# Yet another $10 light tent



## rduncan (Mar 11, 2007)

If we can stomach yet one more attempt to describe another cheap light tent I stumbled across this one today.  It's a "DIY $10 macro photo studio" 

http://www.makezine.com/blog/archive/2007/03/how_to_take_better_photos.html

A more direct link to the actual page is at:

http://strobist.blogspot.com/2006/07/how-to-diy-10-macro-photo-studio.html

I especially like the comment "I used a razor to slice the boxes. Try not to amputate anything, okay? Besides, the arterial bleeding will saturate and weaken the cardboard.

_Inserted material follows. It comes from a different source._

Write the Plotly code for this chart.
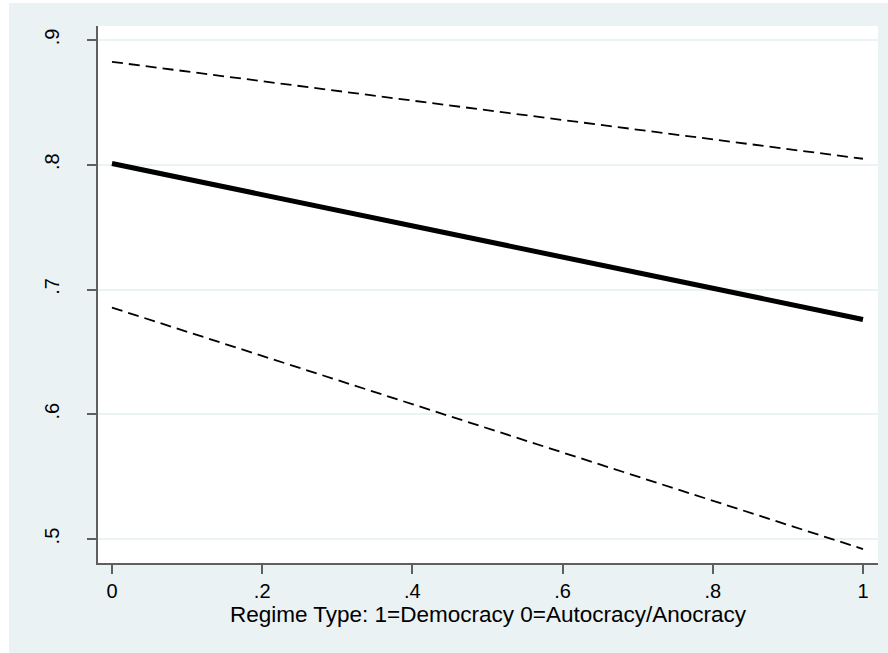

Click around the site for more lighting info.

Rick


----------



## bob393 (Mar 11, 2007)

Thanks, interesting site.


----------



## bjackman (Mar 11, 2007)

Thanks for the link Rick,
I may make one of those, just because I can!


----------



## DocRon (Mar 11, 2007)

I like this - a lot! Thanks for the link.


----------



## Gary Max (Mar 11, 2007)

That's cool---now if I can talk the wife into building it for me-----hummmmmmmm


----------



## Poppy (Mar 11, 2007)

Thanks,very interesting site and worth a bookmark.[]


----------